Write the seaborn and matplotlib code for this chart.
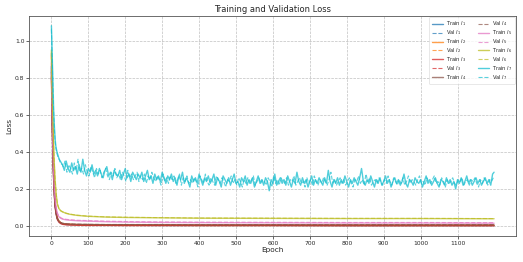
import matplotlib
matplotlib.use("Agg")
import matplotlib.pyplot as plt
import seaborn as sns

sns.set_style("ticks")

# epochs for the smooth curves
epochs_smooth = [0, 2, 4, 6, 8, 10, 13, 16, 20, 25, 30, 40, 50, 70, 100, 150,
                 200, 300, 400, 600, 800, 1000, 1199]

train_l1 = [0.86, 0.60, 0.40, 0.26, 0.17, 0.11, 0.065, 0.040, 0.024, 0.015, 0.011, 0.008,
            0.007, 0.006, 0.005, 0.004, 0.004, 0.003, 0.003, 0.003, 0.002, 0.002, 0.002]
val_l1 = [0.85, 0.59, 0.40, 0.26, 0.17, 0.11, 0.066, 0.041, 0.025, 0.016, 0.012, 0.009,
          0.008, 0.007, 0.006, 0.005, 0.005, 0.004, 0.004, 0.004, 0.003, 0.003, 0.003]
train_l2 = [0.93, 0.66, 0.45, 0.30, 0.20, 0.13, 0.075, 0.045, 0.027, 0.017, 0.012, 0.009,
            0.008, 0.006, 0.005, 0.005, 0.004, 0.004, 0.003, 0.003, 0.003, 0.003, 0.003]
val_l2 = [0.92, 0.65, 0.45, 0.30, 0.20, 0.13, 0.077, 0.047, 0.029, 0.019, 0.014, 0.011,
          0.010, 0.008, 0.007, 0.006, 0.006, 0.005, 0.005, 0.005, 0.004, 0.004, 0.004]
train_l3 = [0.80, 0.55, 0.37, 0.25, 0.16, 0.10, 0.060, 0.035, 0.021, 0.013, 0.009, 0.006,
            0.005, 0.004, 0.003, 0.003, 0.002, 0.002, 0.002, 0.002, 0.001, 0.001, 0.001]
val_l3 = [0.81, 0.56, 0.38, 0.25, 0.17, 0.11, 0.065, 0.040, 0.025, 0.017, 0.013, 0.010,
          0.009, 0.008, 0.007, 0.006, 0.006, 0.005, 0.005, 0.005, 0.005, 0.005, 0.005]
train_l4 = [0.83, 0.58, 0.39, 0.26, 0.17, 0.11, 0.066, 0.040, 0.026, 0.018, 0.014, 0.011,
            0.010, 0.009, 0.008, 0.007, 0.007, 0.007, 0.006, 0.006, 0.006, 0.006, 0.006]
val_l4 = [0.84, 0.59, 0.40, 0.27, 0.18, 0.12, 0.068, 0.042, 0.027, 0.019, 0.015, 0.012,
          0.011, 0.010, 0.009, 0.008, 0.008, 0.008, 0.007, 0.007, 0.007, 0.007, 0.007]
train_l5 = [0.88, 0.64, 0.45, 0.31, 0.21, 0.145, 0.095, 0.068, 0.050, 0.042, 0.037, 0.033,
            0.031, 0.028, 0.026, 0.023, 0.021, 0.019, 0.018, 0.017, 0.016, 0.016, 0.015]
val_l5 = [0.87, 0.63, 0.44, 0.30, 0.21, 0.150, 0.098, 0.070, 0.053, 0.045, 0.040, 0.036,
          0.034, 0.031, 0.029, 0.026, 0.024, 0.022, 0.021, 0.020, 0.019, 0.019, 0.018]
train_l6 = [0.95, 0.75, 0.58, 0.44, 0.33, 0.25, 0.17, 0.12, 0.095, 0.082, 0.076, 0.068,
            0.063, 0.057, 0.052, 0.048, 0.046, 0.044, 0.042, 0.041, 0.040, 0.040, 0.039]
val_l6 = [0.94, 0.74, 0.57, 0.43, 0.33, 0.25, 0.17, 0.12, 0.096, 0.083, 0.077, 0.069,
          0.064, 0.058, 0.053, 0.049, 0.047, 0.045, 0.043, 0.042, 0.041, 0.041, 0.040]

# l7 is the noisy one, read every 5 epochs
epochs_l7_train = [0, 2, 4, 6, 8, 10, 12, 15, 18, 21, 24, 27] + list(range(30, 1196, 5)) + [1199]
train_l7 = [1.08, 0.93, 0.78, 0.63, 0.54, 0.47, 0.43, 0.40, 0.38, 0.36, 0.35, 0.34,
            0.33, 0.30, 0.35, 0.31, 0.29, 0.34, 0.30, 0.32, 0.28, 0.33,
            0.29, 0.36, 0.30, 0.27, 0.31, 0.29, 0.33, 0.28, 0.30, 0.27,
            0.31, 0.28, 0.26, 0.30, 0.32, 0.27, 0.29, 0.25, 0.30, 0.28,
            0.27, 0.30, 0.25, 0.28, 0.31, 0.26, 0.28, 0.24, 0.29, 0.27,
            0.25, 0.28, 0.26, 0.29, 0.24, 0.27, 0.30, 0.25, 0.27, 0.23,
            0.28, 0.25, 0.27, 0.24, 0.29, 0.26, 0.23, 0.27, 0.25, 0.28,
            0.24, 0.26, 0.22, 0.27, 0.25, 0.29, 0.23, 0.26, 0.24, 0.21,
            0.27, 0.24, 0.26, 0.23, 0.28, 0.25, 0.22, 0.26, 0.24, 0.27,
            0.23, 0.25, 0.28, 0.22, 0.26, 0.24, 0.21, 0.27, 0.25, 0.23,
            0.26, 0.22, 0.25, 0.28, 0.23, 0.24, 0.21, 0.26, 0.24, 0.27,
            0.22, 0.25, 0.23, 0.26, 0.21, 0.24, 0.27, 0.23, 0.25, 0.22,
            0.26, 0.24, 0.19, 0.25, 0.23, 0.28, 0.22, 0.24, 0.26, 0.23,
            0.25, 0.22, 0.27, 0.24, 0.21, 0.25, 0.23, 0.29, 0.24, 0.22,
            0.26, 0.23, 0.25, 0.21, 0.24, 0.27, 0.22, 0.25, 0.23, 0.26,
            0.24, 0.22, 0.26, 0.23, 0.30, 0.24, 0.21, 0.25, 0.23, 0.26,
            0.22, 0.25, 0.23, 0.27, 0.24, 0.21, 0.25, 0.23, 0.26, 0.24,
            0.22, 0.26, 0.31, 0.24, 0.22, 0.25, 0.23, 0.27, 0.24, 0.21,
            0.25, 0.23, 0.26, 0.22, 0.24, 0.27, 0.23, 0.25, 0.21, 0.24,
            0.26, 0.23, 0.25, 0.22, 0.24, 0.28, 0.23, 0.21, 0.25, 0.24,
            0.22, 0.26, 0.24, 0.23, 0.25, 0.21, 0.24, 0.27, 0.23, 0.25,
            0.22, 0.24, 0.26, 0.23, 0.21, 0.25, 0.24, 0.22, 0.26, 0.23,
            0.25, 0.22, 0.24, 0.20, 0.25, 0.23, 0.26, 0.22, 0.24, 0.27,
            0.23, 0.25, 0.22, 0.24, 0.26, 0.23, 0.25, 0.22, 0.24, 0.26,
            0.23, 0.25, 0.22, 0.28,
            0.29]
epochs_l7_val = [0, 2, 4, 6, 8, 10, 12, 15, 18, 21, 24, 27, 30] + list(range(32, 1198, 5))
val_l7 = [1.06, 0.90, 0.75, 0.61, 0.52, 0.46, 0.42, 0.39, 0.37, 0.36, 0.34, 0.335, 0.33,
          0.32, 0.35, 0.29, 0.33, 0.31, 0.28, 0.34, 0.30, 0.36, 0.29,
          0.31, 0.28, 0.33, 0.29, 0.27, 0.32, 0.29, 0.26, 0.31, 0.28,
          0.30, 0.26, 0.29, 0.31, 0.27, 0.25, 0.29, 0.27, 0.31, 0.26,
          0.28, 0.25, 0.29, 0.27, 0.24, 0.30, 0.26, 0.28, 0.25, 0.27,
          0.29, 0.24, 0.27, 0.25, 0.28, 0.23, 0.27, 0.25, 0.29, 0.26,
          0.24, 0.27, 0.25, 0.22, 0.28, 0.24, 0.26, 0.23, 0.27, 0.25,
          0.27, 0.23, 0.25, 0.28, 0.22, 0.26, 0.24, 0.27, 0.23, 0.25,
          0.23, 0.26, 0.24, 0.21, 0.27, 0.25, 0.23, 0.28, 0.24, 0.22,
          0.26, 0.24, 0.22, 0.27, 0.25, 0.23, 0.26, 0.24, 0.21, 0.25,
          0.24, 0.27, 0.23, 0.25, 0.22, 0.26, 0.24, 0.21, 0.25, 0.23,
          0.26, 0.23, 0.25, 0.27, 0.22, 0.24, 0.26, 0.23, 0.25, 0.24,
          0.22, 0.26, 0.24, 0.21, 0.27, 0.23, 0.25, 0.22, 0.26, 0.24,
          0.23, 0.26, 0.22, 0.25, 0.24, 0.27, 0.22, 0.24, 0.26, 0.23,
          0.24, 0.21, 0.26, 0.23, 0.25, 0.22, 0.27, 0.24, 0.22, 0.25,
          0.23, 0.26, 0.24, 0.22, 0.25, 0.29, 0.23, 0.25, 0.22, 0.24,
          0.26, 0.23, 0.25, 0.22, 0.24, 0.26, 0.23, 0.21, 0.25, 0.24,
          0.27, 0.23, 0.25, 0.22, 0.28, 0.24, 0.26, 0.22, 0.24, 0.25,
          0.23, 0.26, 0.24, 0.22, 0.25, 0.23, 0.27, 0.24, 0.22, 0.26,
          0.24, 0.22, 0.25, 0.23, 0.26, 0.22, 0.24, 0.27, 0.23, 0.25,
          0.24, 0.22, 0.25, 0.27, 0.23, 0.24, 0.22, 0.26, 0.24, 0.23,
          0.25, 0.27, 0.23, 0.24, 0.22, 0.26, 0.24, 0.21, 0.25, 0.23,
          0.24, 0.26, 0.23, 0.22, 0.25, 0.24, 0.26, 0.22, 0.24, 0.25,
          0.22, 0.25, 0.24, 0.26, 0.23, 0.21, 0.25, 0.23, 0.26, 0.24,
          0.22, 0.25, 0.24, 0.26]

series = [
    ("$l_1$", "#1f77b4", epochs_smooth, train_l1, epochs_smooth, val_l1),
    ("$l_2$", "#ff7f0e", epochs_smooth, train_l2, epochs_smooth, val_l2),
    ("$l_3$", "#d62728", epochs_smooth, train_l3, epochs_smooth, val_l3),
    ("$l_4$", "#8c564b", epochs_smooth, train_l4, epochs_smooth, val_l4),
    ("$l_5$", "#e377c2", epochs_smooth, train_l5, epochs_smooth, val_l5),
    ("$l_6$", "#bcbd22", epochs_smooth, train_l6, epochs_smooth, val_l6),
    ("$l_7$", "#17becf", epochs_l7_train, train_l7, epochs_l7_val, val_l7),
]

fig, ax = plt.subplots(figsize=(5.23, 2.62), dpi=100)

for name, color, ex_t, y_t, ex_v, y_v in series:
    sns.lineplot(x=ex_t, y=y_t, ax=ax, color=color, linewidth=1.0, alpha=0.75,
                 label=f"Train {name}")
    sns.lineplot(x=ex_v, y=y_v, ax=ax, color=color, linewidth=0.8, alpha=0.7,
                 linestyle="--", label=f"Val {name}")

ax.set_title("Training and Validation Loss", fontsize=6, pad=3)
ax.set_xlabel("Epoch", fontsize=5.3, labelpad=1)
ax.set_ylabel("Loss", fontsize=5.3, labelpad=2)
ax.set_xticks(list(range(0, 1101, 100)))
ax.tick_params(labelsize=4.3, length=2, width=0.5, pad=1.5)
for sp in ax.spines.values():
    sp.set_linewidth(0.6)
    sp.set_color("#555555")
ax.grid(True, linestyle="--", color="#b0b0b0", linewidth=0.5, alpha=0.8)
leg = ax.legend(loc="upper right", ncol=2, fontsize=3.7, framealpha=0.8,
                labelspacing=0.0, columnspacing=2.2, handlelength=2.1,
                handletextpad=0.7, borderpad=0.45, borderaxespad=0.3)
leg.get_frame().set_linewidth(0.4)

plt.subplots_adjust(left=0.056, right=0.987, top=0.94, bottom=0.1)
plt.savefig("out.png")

▶ WORK TO DO: Without the pictures, return the listing above from its first line through the line that has "200, 300, 400, 600, 800, 1000, 1199]".

▶ ANSWER FOR THE TASK:
Write the seaborn and matplotlib code for this chart.
import matplotlib
matplotlib.use("Agg")
import matplotlib.pyplot as plt
import seaborn as sns

sns.set_style("ticks")

# epochs for the smooth curves
epochs_smooth = [0, 2, 4, 6, 8, 10, 13, 16, 20, 25, 30, 40, 50, 70, 100, 150,
                 200, 300, 400, 600, 800, 1000, 1199]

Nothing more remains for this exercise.